As a reader and an editor, I often find myself going through a similar process. I identify what a text I’m reading is about, and then I try to work out whether it thinks that the phenomenon it’s analyzing is good or bad. This approach is simplistic, of course—Capital is not reducible to “capitalism bad, communism good”—but it’s a useful first baby step toward understanding the outline of a text’s argument. As a result, I tend to like it when an author helps me reach this starting point. This kind of help often takes the form of simple, direct claims that use the words “good” or “bad.” Here are a few examples of the kind of statements I’m talking about:
“And this is good news.” (McKenzie Wark, A Hacker Manifesto)
“Ultimately, this turns out to be a good thing…” (Miranda Joseph, Against the Romance of Community)
“Painting is bad because it’s boring and overdone…” (Kyle Chayka, The Longing for Less, recounting Donald Judd’s argument in a 1965 essay)
Once I’ve grasped the basic conceptual terrain of a text, I can better start to see how the actual argument is more complex.
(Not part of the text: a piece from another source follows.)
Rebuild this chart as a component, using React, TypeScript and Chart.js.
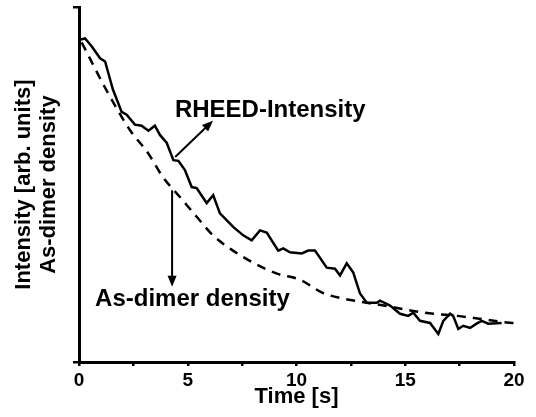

I’m grateful for an author’s helping hand here too—for example, when Anna Tsing cautions me against falling too easily into an “X bad, Y good” kind of framework:
“But it would be a huge mistake to assume that scalability is bad and nonscalability is good” (Anna Lowenhaupt Tsing, The Mushroom at the End of the World)
To summarize: I think the words “good” and “bad” are extremely useful, because they’re the plainest possible way to express an evaluative judgment—and, as the last example shows, because they can also (in the negative) be used to warn a reader away from an overly simplified interpretation of a text’s argument.
What got me thinking about all of this was the following passage from an interview with Fred Moten and Stefano Harney in Providence-based alt-weekly The College Hill Independent; the interview was published in May 2020, but it was new to me when I came across it via Leslie Jamison’s recent New York Times essay about nostalgia. Harney and Moten write:
“Going to work in [a university]—whether you are a student or a professor or a janitor or a groundskeeper or a bookkeeper or a librarian or anyone else trying to live and eat and study and resist administration and the call to administer—doesn't make you a bad person or a good person. It makes you part of a workforce with varying levels of consciousness regarding the duress you're under.”
This passage functions similarly to the Anna Tsing line above: it’s a caution against reducing their critique of the university to “university workers bad” (or good). It’s also—helpfully, I think—an act of de-moralizing. One reason to be wary of “good” and “bad” is that it’s not clear what particular kind of evaluation these judgments are conveying: it may be aesthetic, or political, but it often slides toward the moral. Moten and Harney use these terms in the negative precisely to head off that ambiguity. They’re clarifying that the stakes of their analysis are not moral, but rather have to do with labor (“It makes you part of a workforce”), knowledge (“with varying levels of consciousness”), and power (“regarding the duress you’re under”).
Used in positive declarations, “good” and “bad” are effective ways to give a reader secure footing on your argument’s terrain. Used in the negative—as in a phrase like “doesn’t make you a bad person or a good person”—the same words can also set up the next step toward a fuller understanding of your argument’s specificity and stakes.